Se proveniente da coltivazioni dedicate, non equivale a un disboscamento: in genere nasce in vivai appositi con colture dedicate
Sono due milioni gli abeti rossi sacrificati ogni anno per festeggiare il Natale. Arrivano soprattutto da Trentino-Alto Adige, Friuli Venezia Giulia e Piemonte, un giro d’affari di 350 milioni di euro l’anno. La gran parte viene segata alla base asportando le radici (più comodi in casa ma irrecuperabili), altri vengono venduti con la zolla di terra ma difficilmente resistono a gennaio per via del riscaldamento acceso in casa e di condizioni climatiche proibitive per
loro. Ormai, però, questi alberi sono fatti crescere appositamente e non abbattuti in modo selvaggio.
Stefano Raimondi, responsabile per la biodiversità di Legambiente, spiega: “Il periodo natalizio porta con sé, oltre che atmosfere calde, luci, tradizioni, anche una domanda sempre più urgente: come festeggiare senza pesare eccessivamente sull’ambiente? Tra i simboli più iconici c’è l’albero di Natale, che però comporta alcuni impatti ecologici non trascurabili. Un albero naturale, proveniente da coltivazioni dedicate, non equivale a un disboscamento: in genere nasce in vivai appositi con colture dedicate. Durante la crescita assorbe Co2 e contribuisce alla biodiversità locale. Se acquistato da produttori certificati, supporta filiere rurali sostenibili”.

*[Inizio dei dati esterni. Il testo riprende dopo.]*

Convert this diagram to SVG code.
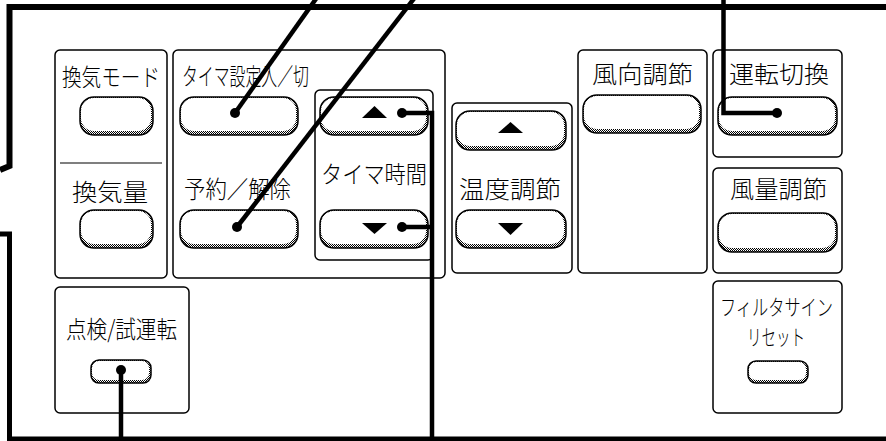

Accanto agli abeti che decorano le case degli italiani, ci sono anche quelli delle piazze cittadine, come quello in piazza Venezia a Roma (il famosissimo ‘Spelacchio’ ad esempio, ribattezzato così nel 2017 perché era arrivato decisamente malconcio) oppure quello che dalle foreste italiane arriva ogni anno ad abbellire piazza San Pietro. Più che due alberi due vecchietti: Spelacchio quando fu abbattuto aveva 70 anni, mentre per San Pietro l’età media dell’albero sacrificato ogni anno è di 60-100 anni. Certo, il loro legno poi viene riciclato per iniziative benefiche, ma forse per loro sarebbe stato più sereno morire in famiglia nel bosco.